Amaradeva, as the doyen of Sri Lankan music, could have criticised anyone and anything. He chose not to. That was not because he did not care. He did, deeply. Yet, he went about correcting what he thought was wrong in his own way, through sheer hard work and through his own contributions. That made him special.
He was often in the spotlight in the media, mostly in television and to a lesser extent in newspapers. He had numerous avenues available to him to make his views known. Others, given a fraction of that opportunity, would have seized the chance to give vent to their feelings. Yet, Amaradeva never spoke a word in anger. That made him special.
Politicians loved Amaradeva. They would have sensed his value on their election stage. An endorsement from the maestro would have meant many more votes. As his wife Wimala revealed in an interview, some even offered him financial inducements. Simple and self-effacing though he was, Amaradeva was firm on this issue: if he had had political views he kept them to himself, he did not thrust them on the public. That made him special.
Amaradeva always had time for the beginners. He went out of his way to help them and encourage them and then, as they grew, he took pride in their achievements. That is why Nanda Malini, who had the benefit of his tutelage, was inconsolable at his funeral. As another singer commented after his demise, Amaradeva never saw himself as a veteran. That made him special.

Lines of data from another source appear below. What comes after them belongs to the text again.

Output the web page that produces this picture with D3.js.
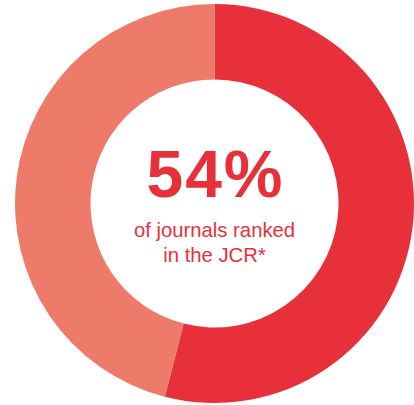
<!DOCTYPE html>
<html>
<head>
<meta charset="utf-8">
<script src="https://cdn.jsdelivr.net/npm/d3@7"></script>
<style>
  html, body { margin: 0; padding: 0; background: #fff; }
  svg { display: block; }
</style>
</head>
<body>
<svg id="chart"></svg>
<script>
// Share of journals ranked in the JCR
const categories = ["Ranked in JCR", "Not ranked"]
const values = [54, 46]
const colors = ["#e8303a", "#ee7a69"]
const headline = "54%"
const captionLines = ["of journals ranked", "in the JCR*"]

const WIDTH = 414
const HEIGHT = 405
const CX = 214.5
const CY = 203.5
const OUTER = 199.5
const INNER = 124

const svg = d3.select("#chart").attr("width", WIDTH).attr("height", HEIGHT)
const g = svg.append("g").attr("transform", `translate(${CX},${CY})`)

const pie = d3.pie().sort(null).value((d) => d)
const arc = d3.arc().innerRadius(INNER).outerRadius(OUTER)

g.selectAll("path")
  .data(pie(values))
  .join("path")
  .attr("d", arc)
  .attr("fill", (_d, i) => colors[i])
  .append("title")
  .text((d, i) => `${categories[i]}: ${d.data}%`)

// centre label
g.append("text")
  .attr("text-anchor", "middle")
  .attr("x", 1)
  .attr("y", -6.5)
  .attr("font-family", "Liberation Sans, Arial, sans-serif")
  .attr("font-weight", "bold")
  .attr("font-size", 66)
  .attr("letter-spacing", 2)
  .attr("fill", "#e8303a")
  .text(headline)

g.selectAll("text.caption")
  .data(captionLines)
  .join("text")
  .attr("class", "caption")
  .attr("text-anchor", "middle")
  .attr("y", (_d, i) => 33.5 + i * 25)
  .attr("font-family", "Liberation Sans, Arial, sans-serif")
  .attr("font-size", 20.3)
  .attr("fill", "#e8303a")
  .text((d) => d)
</script>
</body>
</html>
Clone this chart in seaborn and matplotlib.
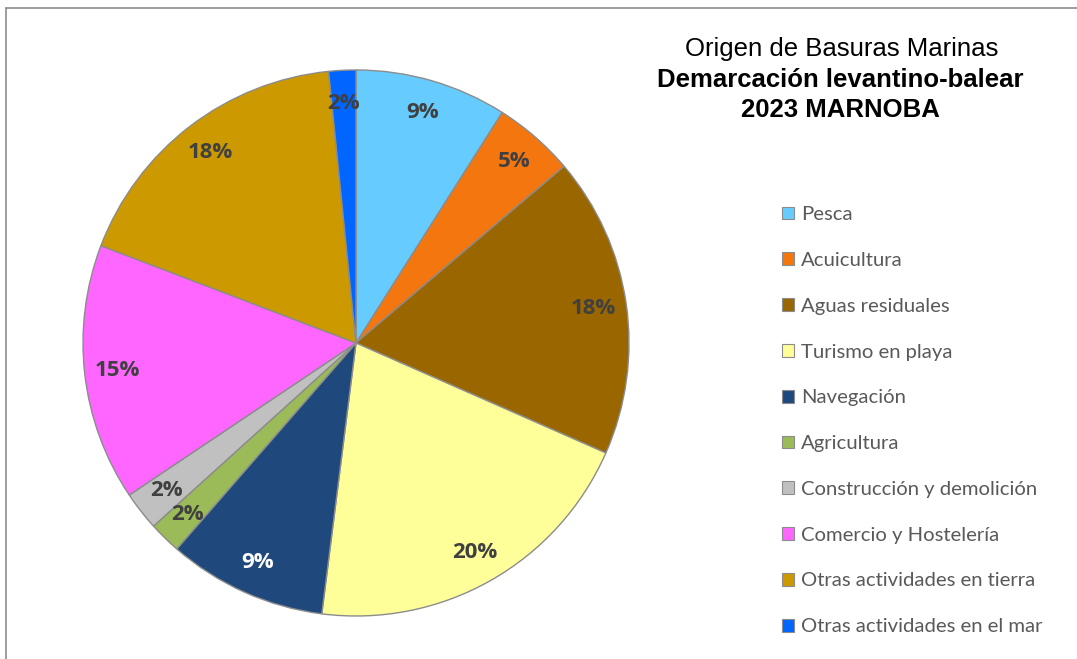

Over the last two decades, the tentacles of commercialism captured the local music industry as well. Now, a star is born every minute. Their claim to fame is either winning a reality television contest or making a titillating music video. Amaradeva shunned commercialism. He made a few cassettes and compact discs but they were few and far between. His creed was music, not money. That made him special.

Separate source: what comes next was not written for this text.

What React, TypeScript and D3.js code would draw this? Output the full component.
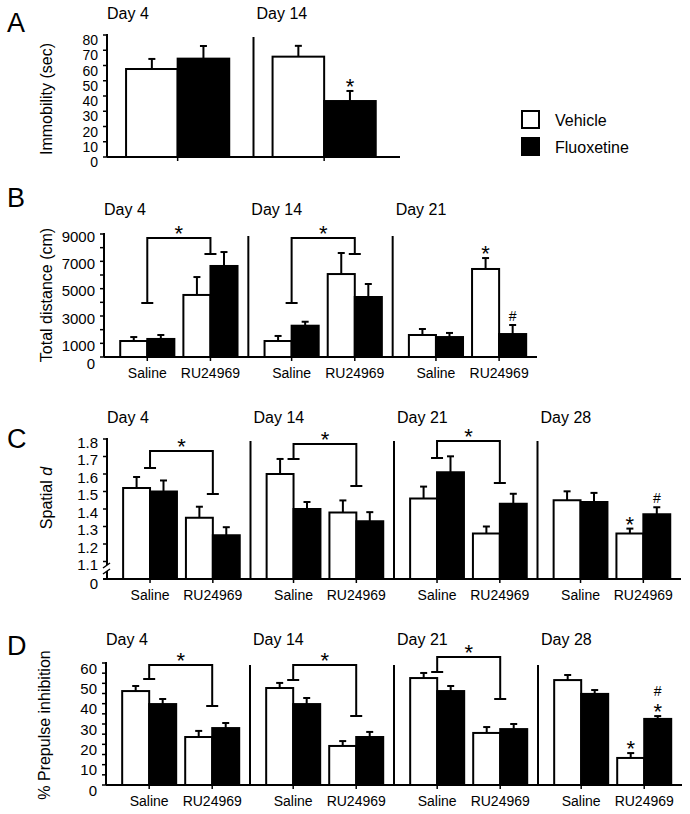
// Figura de cuatro paneles: inmovilidad, distancia, spatial d y PPI
import { useRef, useEffect } from 'react'
import * as d3 from 'd3'

const FONT = '"Liberation Sans", Arial, sans-serif'
const series = ['Vehicle', 'Fluoxetine']
const treatments = ['Saline', 'RU24969']

// Panel A: inmovilidad (sec)
const aDays = ['Day 4', 'Day 14']
const aVehicle = [57.7, 65.8]
const aVehicleErr = [6.6, 7.1]
const aFluoxetine = [64.5, 36.7]
const aFluoxetineErr = [8.3, 6.6]
const aTicks = [0, 10, 20, 30, 40, 50, 60, 70, 80]
const aTickLabels = ['0', '10', '20', '30', '40', '50', '60', '70', '80']

// Panel B: distancia total (cm), orden día x tratamiento
const bDays = ['Day 4', 'Day 14', 'Day 21']
const bVehicle = [1170, 4540, 1170, 6070, 1610, 6440]
const bVehicleErr = [290, 1310, 370, 1540, 440, 800]
const bFluoxetine = [1320, 6660, 2290, 4390, 1460, 1680]
const bFluoxetineErr = [290, 1020, 290, 950, 300, 660]
const bTicks = [0, 1000, 2000, 3000, 4000, 5000, 6000, 7000, 8000, 9000]
const bTickLabels = ['0', '1000', '', '3000', '', '5000', '', '7000', '', '9000']
const bBrackets = [
  { day: 'Day 4', left: 3950, right: 7530, top: 8700 },
  { day: 'Day 14', left: 3950, right: 7530, top: 8700 },
]

// Panel C: spatial d (eje cortado en 1.0)
const cDays = ['Day 4', 'Day 14', 'Day 21', 'Day 28']
const cVehicle = [1.52, 1.35, 1.60, 1.38, 1.46, 1.26, 1.45, 1.26]
const cVehicleErr = [0.063, 0.063, 0.086, 0.069, 0.068, 0.04, 0.051, 0.028]
const cFluoxetine = [1.50, 1.25, 1.40, 1.33, 1.61, 1.43, 1.44, 1.37]
const cFluoxetineErr = [0.063, 0.046, 0.04, 0.052, 0.091, 0.057, 0.052, 0.04]
const cTicks = [1.0, 1.1, 1.2, 1.3, 1.4, 1.5, 1.6, 1.7, 1.8]
const cTickLabels = ['0', '1.1', '1.2', '1.3', '1.4', '1.5', '1.6', '1.7', '1.8']
const cBrackets = [
  { day: 'Day 4', left: 1.634, right: 1.486, top: 1.731 },
  { day: 'Day 14', left: 1.686, right: 1.532, top: 1.771 },
  { day: 'Day 21', left: 1.691, right: 1.549, top: 1.788 },
]

// Panel D: % inhibición prepulso
const dDays = ['Day 4', 'Day 14', 'Day 21', 'Day 28']
const dVehicle = [46.2, 23.6, 47.7, 19.2, 52.6, 25.6, 51.6, 13.3]
const dVehicleErr = [2.5, 3.0, 2.5, 2.4, 2.5, 2.9, 2.5, 2.4]
const dFluoxetine = [39.8, 28.0, 39.8, 23.6, 46.2, 27.5, 44.8, 32.5]
const dFluoxetineErr = [2.5, 2.5, 3.0, 2.5, 2.5, 2.5, 1.9, 1.4]
const dTicks = [0, 5, 10, 15, 20, 25, 30, 35, 40, 45, 50, 55, 60]
const dTickLabels = ['0', '', '10', '', '20', '', '30', '', '40', '', '50', '', '60']
const dBrackets = [
  { day: 'Day 4', left: 52.1, right: 38.9, top: 59.0 },
  { day: 'Day 14', left: 51.6, right: 33.9, top: 59.0 },
  { day: 'Day 21', left: 55.6, right: 42.3, top: 63.0 },
]

// marcas de significancia sobre las barras
const aMarks = [{ day: 'Day 14', cat: '', series: 'Fluoxetine', text: ['*'] }]
const bMarks = [
  { day: 'Day 21', cat: 'RU24969', series: 'Vehicle', text: ['*'] },
  { day: 'Day 21', cat: 'RU24969', series: 'Fluoxetine', text: ['#'] },
]
const cMarks = [
  { day: 'Day 28', cat: 'RU24969', series: 'Vehicle', text: ['*'] },
  { day: 'Day 28', cat: 'RU24969', series: 'Fluoxetine', text: ['#'] },
]
const dMarks = [
  { day: 'Day 28', cat: 'RU24969', series: 'Vehicle', text: ['*'] },
  { day: 'Day 28', cat: 'RU24969', series: 'Fluoxetine', text: ['*', '#'] },
]

const panels = [
  {
    letter: 'A', letterY: 32, days: aDays, cats: [''], vals: [aVehicle, aFluoxetine], errs: [aVehicleErr, aFluoxetineErr],
    domain: [0, 80], x0: 107, x1: 400, base: 157, top: 35, titleY: 19,
    ticks: aTicks, tickLabels: aTickLabels, labelDy: 5, zeroDy: 0, tickFont: 14,
    pi: 0, po: 0.21, align: 0.44, brackets: [], marks: aMarks,
    ylabel: 'Immobility (sec)', ylabX: 52, ylabY: 99,
  },
  {
    letter: 'B', letterY: 207, days: bDays, cats: treatments, vals: [bVehicle, bFluoxetine], errs: [bVehicleErr, bFluoxetineErr],
    domain: [0, 9000], x0: 104, x1: 537, base: 357, top: 234, titleY: 215,
    ticks: bTicks, tickLabels: bTickLabels, labelDy: 2, zeroDy: 4, tickFont: 15,
    pi: 0.143, po: 0.214, align: 0.6, brackets: bBrackets, marks: bMarks,
    ylabel: 'Total distance (cm)', ylabX: 52, ylabY: 295,
  },
  {
    letter: 'C', letterY: 448, days: cDays, cats: treatments, vals: [cVehicle, cFluoxetine], errs: [cVehicleErr, cFluoxetineErr],
    domain: [1.0, 1.8], x0: 107, x1: 681, base: 579, top: 439, titleY: 423,
    ticks: cTicks, tickLabels: cTickLabels, labelDy: 3, zeroDy: 1, tickFont: 15,
    pi: 0.143, po: 0.214, align: 0.6, brackets: cBrackets, marks: cMarks, broken: true,
    ylabel: 'Spatial', ylabX: 52, ylabY: 498,
  },
  {
    letter: 'D', letterY: 655, days: dDays, cats: treatments, vals: [dVehicle, dFluoxetine], errs: [dVehicleErr, dFluoxetineErr],
    domain: [0, 60], x0: 106, x1: 682, base: 785, top: 663, titleY: 645,
    ticks: dTicks, tickLabels: dTickLabels, labelDy: 5, zeroDy: 0, tickFont: 15,
    pi: 0.143, po: 0.214, align: 0.6, brackets: dBrackets, marks: dMarks,
    ylabel: '% Prepulse inhibition', ylabX: 50, ylabY: 725,
  },
]

function drawPanel(svg: any, p: any) {
  const g = svg.append('g')
  const y = d3.scaleLinear().domain(p.domain).range([p.base, p.top])
  const xg = d3.scaleBand().domain(p.days).range([p.x0, p.x1])
  const xc = d3.scaleBand().domain(p.cats).range([0, xg.bandwidth()])
    .paddingInner(p.pi).paddingOuter(p.po).align(p.align)
  const xs = d3.scaleBand().domain(series).range([0, xc.bandwidth()])
  const catCenter = (day: string, cat: string) => xg(day)! + xc(cat)! + xc.bandwidth() / 2
  const barCenter = (day: string, cat: string, s: string) => xg(day)! + xc(cat)! + xs(s)! + xs.bandwidth() / 2

  const rows: any[] = []
  p.days.forEach((day: string, i: number) => {
    p.cats.forEach((cat: string, j: number) => {
      series.forEach((s, k) => {
        const idx = i * p.cats.length + j
        rows.push({ day, cat, s, k, v: p.vals[k][idx], e: p.errs[k][idx] })
      })
    })
  })

  // barras de error (debajo de las barras)
  rows.forEach(d => {
    const cx = barCenter(d.day, d.cat, d.s)
    g.append('line').attr('x1', cx).attr('x2', cx).attr('y1', y(d.v)).attr('y2', y(d.v + d.e))
      .attr('stroke', '#000').attr('stroke-width', 2)
    g.append('line').attr('x1', cx - 3.5).attr('x2', cx + 3.5).attr('y1', y(d.v + d.e)).attr('y2', y(d.v + d.e))
      .attr('stroke', '#000').attr('stroke-width', 2)
  })

  g.selectAll('rect.bar')
    .data(rows)
    .join('rect')
    .attr('class', 'bar')
    .attr('x', (d: any) => xg(d.day)! + xc(d.cat)! + xs(d.s)!)
    .attr('y', (d: any) => y(d.v))
    .attr('width', xs.bandwidth())
    .attr('height', (d: any) => p.base - y(d.v))
    .attr('fill', (d: any) => (d.k === 0 ? '#fff' : '#000'))
    .attr('stroke', '#000')
    .attr('stroke-width', 2)

  // eje Y
  if (p.broken) {
    const b1 = p.base - 14
    const b2 = p.base - 8
    g.append('line').attr('x1', p.x0).attr('x2', p.x0).attr('y1', p.top - 1).attr('y2', b1)
      .attr('stroke', '#000').attr('stroke-width', 2)
    g.append('line').attr('x1', p.x0).attr('x2', p.x0).attr('y1', b2).attr('y2', p.base)
      .attr('stroke', '#000').attr('stroke-width', 2)
    g.append('line').attr('x1', p.x0 - 4).attr('x2', p.x0 + 3).attr('y1', b1 + 3).attr('y2', b1 - 2)
      .attr('stroke', '#000').attr('stroke-width', 1.5)
    g.append('line').attr('x1', p.x0 - 4).attr('x2', p.x0 + 3).attr('y1', b2 + 3).attr('y2', b2 - 2)
      .attr('stroke', '#000').attr('stroke-width', 1.5)
  } else {
    g.append('line').attr('x1', p.x0).attr('x2', p.x0).attr('y1', p.top - 1).attr('y2', p.base)
      .attr('stroke', '#000').attr('stroke-width', 2)
  }
  p.ticks.forEach((t: number, i: number) => {
    if (p.broken && i === 0) return
    g.append('line').attr('x1', p.x0 - 4).attr('x2', p.x0).attr('y1', y(t)).attr('y2', y(t))
      .attr('stroke', '#000').attr('stroke-width', 1.5)
  })
  p.ticks.forEach((t: number, i: number) => {
    if (!p.tickLabels[i]) return
    g.append('text')
      .attr('x', p.x0 - 9)
      .attr('y', y(t) + p.labelDy + (i === 0 ? p.zeroDy : 0))
      .attr('text-anchor', 'end')
      .attr('dominant-baseline', 'central')
      .attr('font-size', p.tickFont)
      .text(p.tickLabels[i])
  })

  // línea base y separadores de días
  g.append('line').attr('x1', p.broken ? p.x0 - 4 : p.x0).attr('x2', p.x1).attr('y1', p.base).attr('y2', p.base)
    .attr('stroke', '#000').attr('stroke-width', 2)
  p.days.forEach((day: string, i: number) => {
    if (i > 0) {
      g.append('line').attr('x1', xg(day)).attr('x2', xg(day)).attr('y1', p.top + 2).attr('y2', p.base)
        .attr('stroke', '#000').attr('stroke-width', 2)
    }
    g.append('text')
      .attr('x', i === 0 ? p.x0 : xg(day)! + 3)
      .attr('y', p.titleY)
      .attr('font-size', 16)
      .text(day)
    p.cats.forEach((cat: string) => {
      const cx = catCenter(day, cat)
      g.append('line').attr('x1', cx).attr('x2', cx).attr('y1', p.base).attr('y2', p.base + 4)
        .attr('stroke', '#000').attr('stroke-width', 1.5)
      if (cat) {
        g.append('text')
          .attr('x', cx)
          .attr('y', p.base + 16)
          .attr('text-anchor', 'middle')
          .attr('dominant-baseline', 'central')
          .attr('font-size', 14)
          .text(cat)
      }
    })
  })

  // corchetes Saline vs RU24969
  p.brackets.forEach((b: any) => {
    const lx = catCenter(b.day, treatments[0])
    const rx = catCenter(b.day, treatments[1])
    const path = `M${lx - 6},${y(b.left)}H${lx + 6}M${lx},${y(b.left)}V${y(b.top)}H${rx}V${y(b.right)}M${rx - 6},${y(b.right)}H${rx + 6}`
    g.append('path').attr('d', path).attr('fill', 'none').attr('stroke', '#000').attr('stroke-width', 2)
    g.append('text')
      .attr('x', (lx + rx) / 2)
      .attr('y', y(b.top) + 3)
      .attr('text-anchor', 'middle')
      .attr('font-size', 22)
      .text('*')
  })

  p.marks.forEach((m: any) => {
    const d = rows.find(r => r.day === m.day && r.cat === m.cat && r.s === m.series)
    let yy = y(d.v + d.e)
    m.text.forEach((t: string) => {
      g.append('text')
        .attr('x', barCenter(m.day, m.cat, m.series))
        .attr('y', t === '*' ? yy + 3 : yy - 4)
        .attr('text-anchor', 'middle')
        .attr('font-size', t === '*' ? 22 : 14)
        .text(t)
      yy -= 16
    })
  })

  // letra del panel y título del eje
  svg.append('text').attr('x', 7).attr('y', p.letterY).attr('font-size', 27).text(p.letter)
  const yl = svg.append('text')
    .attr('transform', `translate(${p.ylabX},${p.ylabY}) rotate(-90)`)
    .attr('text-anchor', 'middle')
    .attr('font-size', 16)
    .text(p.ylabel)
  if (p.broken) yl.append('tspan').attr('font-style', 'italic').text(' d')
}

export default function App() {
  const svgRef = useRef<SVGSVGElement>(null)

  useEffect(() => {
    const svg = d3.select(svgRef.current)
    svg.selectAll('*').remove()
    svg.attr('font-family', FONT).attr('fill', '#000')

    panels.forEach(p => drawPanel(svg, p))

    // leyenda
    const lg = svg.append('g').attr('transform', 'translate(521,110)')
    series.forEach((s, i) => {
      lg.append('rect').attr('x', 1).attr('y', i * 27 + 1).attr('width', 17).attr('height', 17)
        .attr('fill', i === 0 ? '#fff' : '#000').attr('stroke', '#000').attr('stroke-width', 2)
      lg.append('text').attr('x', 34).attr('y', i * 27 + 10)
        .attr('dominant-baseline', 'central').attr('font-size', 16).text(s)
    })
  }, [])

  return (
    <svg
      ref={svgRef}
      width={690}
      height={814}
      style={{ position: 'absolute', left: 0, top: 0, background: '#fff', display: 'block' }}
    />
  )
}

Even after his fame had spread far and wide, Amaradeva remained what he was – a humble villager, in word and in deed. He didn’t aspire to build a mansion, move into an exclusive neighbourhood and travel around in a limousine. Instead, he resided in a modest home in a suburb, living a humdrum existence, just like any other average Sri Lankan. That made him special.
So, the nation has lost someone special. Yes, his music was special but what made him really special was the man that he was because in many ways, he was a man like no other.